--- Exercise materials ---

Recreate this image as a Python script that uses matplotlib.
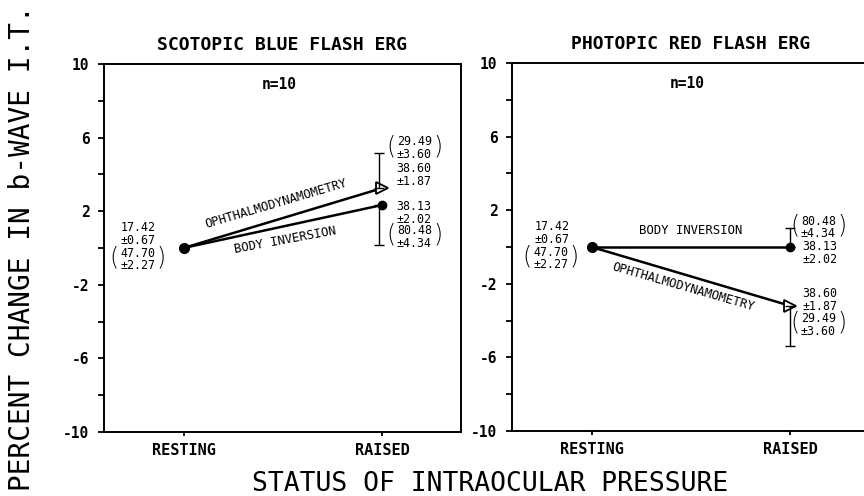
import matplotlib
matplotlib.use('Agg')
import matplotlib.pyplot as plt
from matplotlib.ticker import FixedLocator

plt.rcParams['font.family'] = ['DejaVu Sans Mono', 'DejaVu Sans']

# data
conditions = ['RESTING', 'RAISED']
xpos = [0, 1]

scot_ophthal = [0.0, 3.26]
scot_ophthal_up = 1.9
scot_body = [0.0, 2.34]
scot_body_down = 2.18

phot_body = [0.0, 0.0]
phot_body_up = 1.03
phot_ophthal = [0.0, -3.2]
phot_ophthal_down = 2.18

titles = ['SCOTOPIC BLUE FLASH ERG', 'PHOTOPIC RED FLASH ERG']
yticks_major = [10, 6, 2, -2, -6, -10]
yticks_minor = [8, 4, 0, -4, -8]

rest_ab = ('17.42', '\u00b10.67')
rest_bb = ('47.70', '\u00b12.27')
od_ab = ('38.60', '\u00b11.87')
od_bb = ('29.49', '\u00b13.60')
bi_ab = ('38.13', '\u00b12.02')
bi_bb = ('80.48', '\u00b14.34')

small = dict(ha='center', va='center', fontsize=8.4, linespacing=0.95)
label = dict(ha='center', va='center', fontsize=8.8)


def stacked(ax, x, y, pair):
    ax.text(x, y, pair[0] + '\n' + pair[1], **small)


def paren(ax, x, y, pair):
    # numbers in brackets: stacked text with tall thin brackets either side
    ax.text(x, y, pair[0] + '\n' + pair[1], **small)
    for sign, ch in [(-1, '('), (1, ')')]:
        ax.annotate(ch, (x, y), xytext=(sign * 17, 1.5), textcoords='offset points',
                    ha='center', va='center', fontsize=17, family='DejaVu Sans',
                    fontweight='light')


fig = plt.figure(figsize=(8.64, 4.96), dpi=100)
ax1 = fig.add_axes([104 / 864, 1 - 432 / 496, 357 / 864, 368 / 496])
ax2 = fig.add_axes([512 / 864, 1 - 431 / 496, 357 / 864, 368 / 496])

for ax, title in zip([ax1, ax2], titles):
    ax.set_xlim(-0.40, 1.395)
    ax.set_ylim(-10, 10)
    ax.set_xticks(xpos)
    ax.set_xticklabels(conditions, fontsize=11, fontweight='bold')
    ax.yaxis.set_major_locator(FixedLocator(yticks_major))
    ax.yaxis.set_minor_locator(FixedLocator(yticks_minor))
    ax.set_yticklabels([str(t) for t in yticks_major], fontsize=10.5, fontweight='bold')
    ax.tick_params(axis='y', which='both', direction='out', length=4.5, width=1.3, pad=6)
    ax.tick_params(axis='x', direction='out', length=3, width=1.3, pad=5)
    for s in ax.spines.values():
        s.set_linewidth(1.4)
    ax.set_title(title, fontsize=13, fontweight='bold', pad=10)
    ax.text(0.48, 8.9, 'n=10', ha='center', va='center', fontsize=10.5, fontweight='bold')

# left panel: scotopic
ax1.plot(xpos, scot_ophthal, color='k', lw=1.8)
ax1.plot(xpos, scot_body, color='k', lw=1.8)
ax1.plot(xpos[0], scot_body[0], 'o', color='k', ms=7)
ax1.plot(xpos[1], scot_body[1], 'o', color='k', ms=6)
ax1.plot(xpos[1], scot_ophthal[1], '>', mfc='white', mec='k', mew=1.3, ms=8)
ax1.errorbar(xpos[1] - 0.015, scot_ophthal[1], yerr=[[0], [scot_ophthal_up]], fmt='none',
             ecolor='k', elinewidth=1, capsize=3.5, capthick=1)
ax1.errorbar(xpos[1] - 0.015, scot_body[1], yerr=[[scot_body_down], [0]], fmt='none',
             ecolor='k', elinewidth=1, capsize=3.5, capthick=1)
stacked(ax1, -0.23, 0.76, rest_ab)
paren(ax1, -0.23, -0.62, rest_bb)
paren(ax1, 1.16, 5.43, od_bb)
stacked(ax1, 1.16, 3.97, od_ab)
stacked(ax1, 1.16, 1.9, bi_ab)
paren(ax1, 1.16, 0.6, bi_bb)
ax1.text(0.467, 2.42, 'OPHTHALMODYNAMOMETRY', rotation=16.5, **label)
ax1.text(0.51, 0.43, 'BODY INVERSION', rotation=10.5, **label)

# right panel: photopic
ax2.plot(xpos, phot_body, color='k', lw=1.8)
ax2.plot(xpos, phot_ophthal, color='k', lw=1.8)
ax2.plot(xpos[0], phot_body[0], 'o', color='k', ms=7)
ax2.plot(xpos[1], phot_body[1], 'o', color='k', ms=6)
ax2.plot(xpos[1], phot_ophthal[1], '>', mfc='white', mec='k', mew=1.3, ms=8)
ax2.errorbar(xpos[1], phot_body[1], yerr=[[0], [phot_body_up]], fmt='none',
             ecolor='k', elinewidth=1, capsize=3.5, capthick=1)
ax2.errorbar(xpos[1], phot_ophthal[1], yerr=[[phot_ophthal_down], [0]], fmt='none',
             ecolor='k', elinewidth=1, capsize=3.5, capthick=1)
stacked(ax2, -0.2, 0.76, rest_ab)
paren(ax2, -0.205, -0.62, rest_bb)
ax2.text(0.5, 0.92, 'BODY INVERSION', **label)
paren(ax2, 1.14, 1.06, bi_bb)
stacked(ax2, 1.15, -0.33, bi_ab)
stacked(ax2, 1.15, -2.88, od_ab)
paren(ax2, 1.14, -4.24, od_bb)
ax2.text(0.46, -2.15, 'OPHTHALMODYNAMOMETRY', rotation=-16, **label)

fig.text(22 / 864, 1 - 248 / 496, 'PERCENT CHANGE IN b-WAVE I.T.', rotation=90,
         ha='center', va='center', fontsize=20)
fig.text(490 / 864, 1 - 484 / 496, 'STATUS OF INTRAOCULAR PRESSURE',
         ha='center', va='center', fontsize=19)

fig.savefig('out.png', dpi=100)
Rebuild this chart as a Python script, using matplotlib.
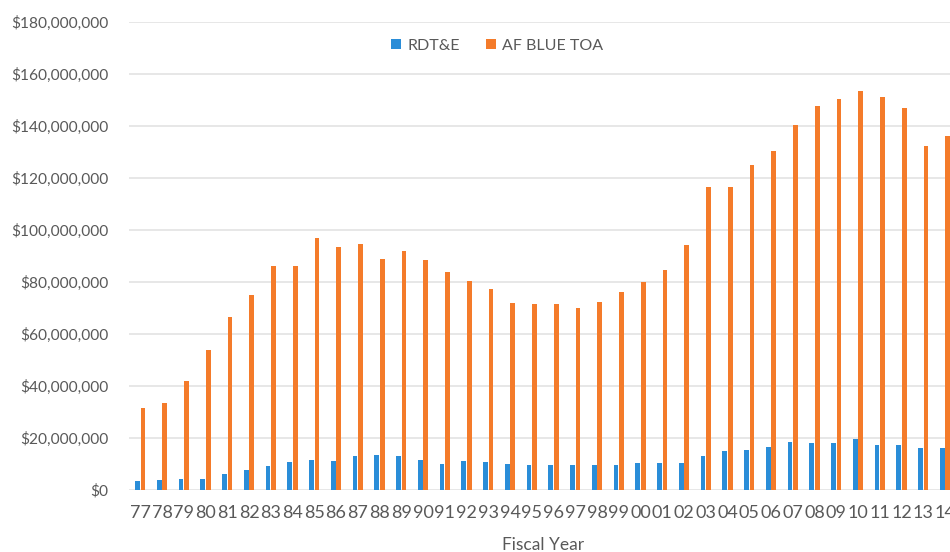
import numpy as np
import matplotlib
matplotlib.use('Agg')
import matplotlib.pyplot as plt
from matplotlib.ticker import FuncFormatter

# fiscal years 1977-2014
years = ["77", "78", "79", "80", "81", "82", "83", "84", "85", "86",
         "87", "88", "89", "90", "91", "92", "93", "94", "95", "96",
         "97", "98", "99", "00", "01", "02", "03", "04", "05", "06",
         "07", "08", "09", "10", "11", "12", "13", "14"]

# millions of dollars
rdte = [3.5, 3.8, 4.4, 4.4, 6.2, 7.7, 9.2, 10.6, 11.5, 11.2,
        13.0, 13.3, 13.0, 11.5, 9.9, 11.2, 10.8, 10.0, 9.5, 9.5,
        9.5, 9.5, 9.5, 10.3, 10.3, 10.3, 13.0, 14.9, 15.3, 16.4,
        18.6, 18.2, 18.2, 19.6, 17.4, 17.4, 16.0, 16.0]
blue_toa = [31.5, 33.5, 42.0, 54.0, 66.5, 75.0, 86.0, 86.0, 97.0, 93.5,
            94.5, 89.0, 92.0, 88.5, 84.0, 80.5, 77.5, 72.0, 71.5, 71.5,
            70.0, 72.5, 76.0, 80.0, 84.5, 94.2, 116.5, 116.5, 125.0, 130.5,
            140.3, 147.8, 150.5, 153.6, 151.3, 146.8, 132.3, 136.0]

blue = "#2a8dd8"
orange = "#f47b2a"
grey = "#595959"
plt.rcParams['font.family'] = ['Lato', 'DejaVu Sans']

fig = plt.figure(figsize=(9.5, 5.52), dpi=100)
ax = fig.add_axes([0.1362, 0.1123, 0.870, 0.8478])

x = np.arange(len(years))
w = 0.22
ax.bar(x - 0.125, np.array(rdte) * 1e6, w, color=blue, label="RDT&E", zorder=3)
ax.bar(x + 0.125, np.array(blue_toa) * 1e6, w, color=orange, label="AF BLUE TOA", zorder=3)

ax.set_xlim(-0.5, len(years) - 0.5)
ax.set_ylim(0, 180e6)
ax.set_yticks(np.arange(0, 180e6 + 1, 20e6))
ax.yaxis.set_major_formatter(FuncFormatter(lambda v, p: "${:,.0f}".format(v)))
ax.set_xticks(x)
ax.set_xticklabels(years)

ax.grid(axis='y', color="#e3e3e3", linewidth=1.2, zorder=0)
for s in ax.spines.values():
    s.set_visible(False)
ax.tick_params(axis='both', length=0, colors=grey)
ax.tick_params(axis='y', labelsize=11.2, pad=15)
ax.tick_params(axis='x', labelsize=13, pad=11)

ax.set_xlabel("Fiscal Year", fontsize=12.5, color=grey, labelpad=11)

leg = ax.legend(loc='upper center', bbox_to_anchor=(0.445, 0.995), ncol=2, frameon=False,
                fontsize=11.5, handlelength=0.62, handleheight=0.62, handletextpad=0.4,
                columnspacing=1.6)
for t in leg.get_texts():
    t.set_color(grey)

plt.savefig("out.png", dpi=100)
plt.close()
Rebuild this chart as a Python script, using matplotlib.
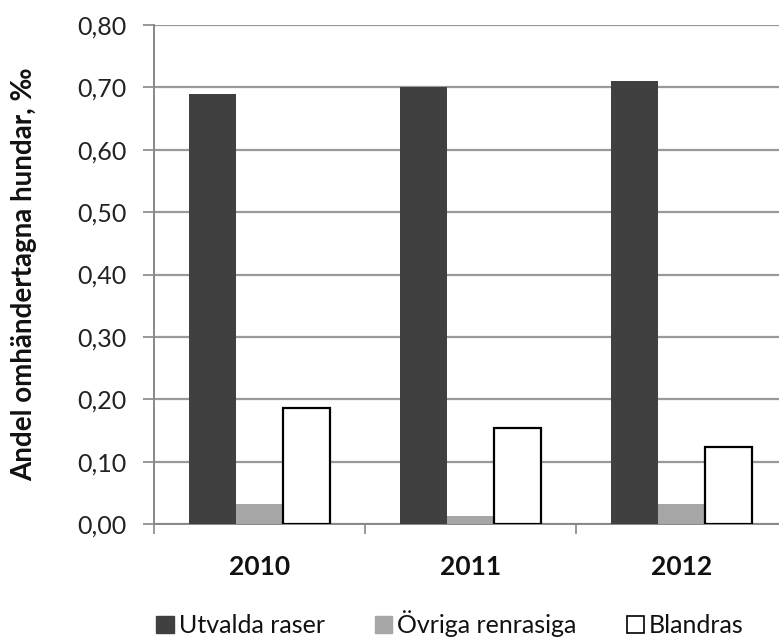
import matplotlib
matplotlib.use('Agg')
import numpy as np
from matplotlib import pyplot as plt
from matplotlib.patches import Patch

plt.rcParams['font.family'] = ['Lato', 'DejaVu Sans']

# data
years = ['2010', '2011', '2012']
utvalda = [0.69, 0.70, 0.71]
ovriga = [0.032, 0.013, 0.032]
blandras = [0.186, 0.154, 0.124]
series_names = ['Utvalda raser', 'Övriga renrasiga', 'Blandras']
yticks = [0.0, 0.1, 0.2, 0.3, 0.4, 0.5, 0.6, 0.7, 0.8]

W, H = 779, 639
fig = plt.figure(figsize=(W / 100, H / 100), dpi=100)
# plot area is cut off on the right in the reference
ax = fig.add_axes([154 / W, (H - 524) / H, 633 / W, 499 / H])

x = np.arange(len(years))
bw = 0.223
ax.bar(x - bw, utvalda, bw, color='#404040', zorder=3)
ax.bar(x, ovriga, bw, color='#a6a6a6', zorder=3)
ax.bar(x + bw, blandras, bw, color='white', edgecolor='black', linewidth=1.6, zorder=3)

ax.set_xlim(-0.5, 2.5)
ax.set_ylim(0, 0.8)
ax.set_yticks(yticks)
ax.set_yticklabels([f'{v:.2f}'.replace('.', ',') for v in yticks], fontsize=18, color='#222222')
ax.yaxis.grid(True, color='#999999', linewidth=1.6, zorder=0)

# category labels centred, ticks at the boundaries
ax.set_xticks([-0.5, 0.5, 1.5, 2.5])
ax.set_xticklabels([])
ax.set_xticks(x, minor=True)
ax.set_xticklabels(years, minor=True, fontsize=19, fontweight='bold', color='#111111')
ax.tick_params(axis='x', which='minor', length=0, pad=22)
ax.tick_params(axis='x', which='major', length=7, width=1.2, color='#888888')
ax.tick_params(axis='y', length=8, width=1.2, color='#888888', pad=12)

for s in ['top', 'right']:
    ax.spines[s].set_visible(False)
for s in ['left', 'bottom']:
    ax.spines[s].set_color('#888888')
    ax.spines[s].set_linewidth(1.4)

fig.text(24 / W, 1 - 274 / H, 'Andel omhändertagna hundar, ‰', rotation=90,
         ha='center', va='center', fontsize=20, fontweight='bold', color='#111111')

handles = [Patch(facecolor='#404040', edgecolor='#404040'),
           Patch(facecolor='#a6a6a6', edgecolor='#a6a6a6'),
           Patch(facecolor='white', edgecolor='black', linewidth=1.2)]
fig.legend(handles, series_names, ncol=3, loc='center', bbox_to_anchor=(450 / W, 1 - 624 / H),
           frameon=False, fontsize=18, handlelength=0.7, handleheight=0.7,
           handletextpad=0.2, columnspacing=2.0, labelcolor='#111111')

fig.savefig('out.png', dpi=100)
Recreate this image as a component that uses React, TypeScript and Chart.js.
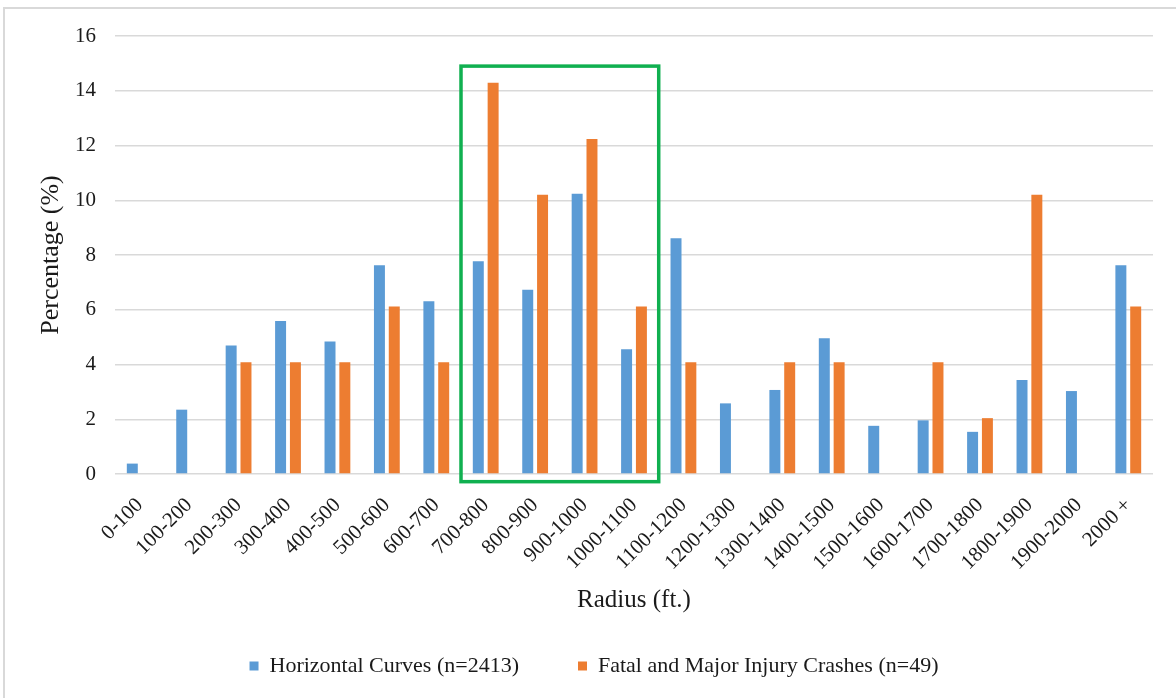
import React, { useEffect, useRef } from "react";
import { Chart, registerables } from "chart.js";

Chart.register(...registerables);

const categories = [
  "0-100", "100-200", "200-300", "300-400", "400-500", "500-600", "600-700",
  "700-800", "800-900", "900-1000", "1000-1100", "1100-1200", "1200-1300",
  "1300-1400", "1400-1500", "1500-1600", "1600-1700", "1700-1800",
  "1800-1900", "1900-2000", "2000 +",
];

const horizontalCurves = [
  0.38, 2.35, 4.69, 5.59, 4.84, 7.63, 6.31, 7.77, 6.73, 10.24, 4.56, 8.61,
  2.58, 3.07, 4.96, 1.76, 1.96, 1.54, 3.43, 3.03, 7.63,
];

const fatalMajorCrashes = [
  0, 0, 4.08, 4.08, 4.08, 6.12, 4.08, 14.29, 10.2, 12.24, 6.12, 4.08,
  0, 4.08, 4.08, 0, 4.08, 2.04, 10.2, 0, 6.12,
];

const yTicks = [0, 2, 4, 6, 8, 10, 12, 14, 16];

const seriesLabels = [
  "Horizontal Curves (n=2413)",
  "Fatal and Major Injury Crashes (n=49)",
];

// highlighted range (categories) and its vertical extent in data units
const highlightCategories = ["700-800", "1000-1100"];
const highlightValues = [-0.28, 14.9];

const FONT = "'Liberation Serif', 'Times New Roman', serif";
const TEXT = "#1a1a1a";

const highlightPlugin = {
  id: "highlightBox",
  afterDatasetsDraw(chart: any) {
    const x = chart.scales.x;
    const y = chart.scales.y;
    const i0 = categories.indexOf(highlightCategories[0]);
    const i1 = categories.indexOf(highlightCategories[1]);
    const half = (x.getPixelForValue(1) - x.getPixelForValue(0)) / 2;
    const left = x.getPixelForValue(i0) - half;
    const right = x.getPixelForValue(i1) + half;
    const top = y.getPixelForValue(highlightValues[1]);
    const bottom = y.getPixelForValue(highlightValues[0]);
    const ctx = chart.ctx;
    ctx.save();
    ctx.strokeStyle = "#10B050";
    ctx.lineWidth = 3.5;
    ctx.strokeRect(left, top, right - left, bottom - top);
    ctx.restore();
  },
};

export default function App() {
  const canvasRef = useRef<HTMLCanvasElement | null>(null);

  useEffect(() => {
    document.body.style.margin = "0";
    const canvas = canvasRef.current;
    if (!canvas) return;
    const chart = new Chart(canvas, {
      type: "bar",
      data: {
        labels: categories,
        datasets: [
          {
            label: seriesLabels[0],
            data: horizontalCurves,
            backgroundColor: "#5B9BD5",
            categoryPercentage: 0.6,
            barPercentage: 0.74,
          },
          {
            label: seriesLabels[1],
            data: fatalMajorCrashes,
            backgroundColor: "#ED7D31",
            categoryPercentage: 0.6,
            barPercentage: 0.74,
          },
        ],
      },
      options: {
        responsive: false,
        animation: false,
        devicePixelRatio: 1,
        layout: { padding: { left: 35, right: 23, top: 36, bottom: 11 } },
        plugins: {
          legend: {
            position: "bottom",
            labels: {
              boxWidth: 9,
              boxHeight: 9,
              padding: 59,
              color: TEXT,
              font: { family: FONT, size: 22 },
            },
          },
          tooltip: { enabled: false },
        },
        scales: {
          x: {
            grid: { display: false, drawTicks: false },
            border: { display: false },
            ticks: {
              color: TEXT,
              font: { family: FONT, size: 21 },
              minRotation: 45,
              maxRotation: 45,
              padding: 19,
              autoSkip: false,
            },
            title: {
              display: true,
              text: "Radius (ft.)",
              color: TEXT,
              font: { family: FONT, size: 25 },
              padding: { top: 4, bottom: -19 },
            },
            afterFit: (scale: any) => {
              scale.height = 122;
            },
          },
          y: {
            min: 0,
            max: 16,
            afterBuildTicks: (scale: any) => {
              scale.ticks = yTicks.map((v) => ({ value: v }));
            },
            grid: { color: "#D9D9D9", lineWidth: 1.5, drawTicks: false },
            border: { display: false },
            ticks: {
              color: TEXT,
              font: { family: FONT, size: 21 },
              padding: 19,
            },
            title: {
              display: true,
              text: "Percentage (%)",
              color: TEXT,
              font: { family: FONT, size: 26 },
              padding: { top: 1, bottom: 4 },
            },
            afterFit: (scale: any) => {
              scale.width = 80;
            },
          },
        },
      },
      plugins: [highlightPlugin],
    });
    return () => chart.destroy();
  }, []);

  return (
    <div
      style={{
        position: "fixed",
        left: 0,
        top: 0,
        width: 1176,
        height: 698,
        overflow: "hidden",
        background: "#fff",
      }}
    >
      <div
        style={{
          position: "absolute",
          left: 3,
          top: 7,
          width: 1300,
          height: 800,
          borderTop: "2px solid #D9D9D9",
          borderLeft: "2px solid #D9D9D9",
        }}
      />
      <canvas
        ref={canvasRef}
        width={1176}
        height={698}
        style={{ position: "absolute", left: 0, top: 0, width: 1176, height: 698 }}
      />
    </div>
  );
}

---

> Set task
Your task is to restate word for word the lines from the top of the data to the line containing "phot_ophthal_down = 2.18", both ends included, with every picture left out.

> Finished exercise
Recreate this image as a Python script that uses matplotlib.
import matplotlib
matplotlib.use('Agg')
import matplotlib.pyplot as plt
from matplotlib.ticker import FixedLocator

plt.rcParams['font.family'] = ['DejaVu Sans Mono', 'DejaVu Sans']

# data
conditions = ['RESTING', 'RAISED']
xpos = [0, 1]

scot_ophthal = [0.0, 3.26]
scot_ophthal_up = 1.9
scot_body = [0.0, 2.34]
scot_body_down = 2.18

phot_body = [0.0, 0.0]
phot_body_up = 1.03
phot_ophthal = [0.0, -3.2]
phot_ophthal_down = 2.18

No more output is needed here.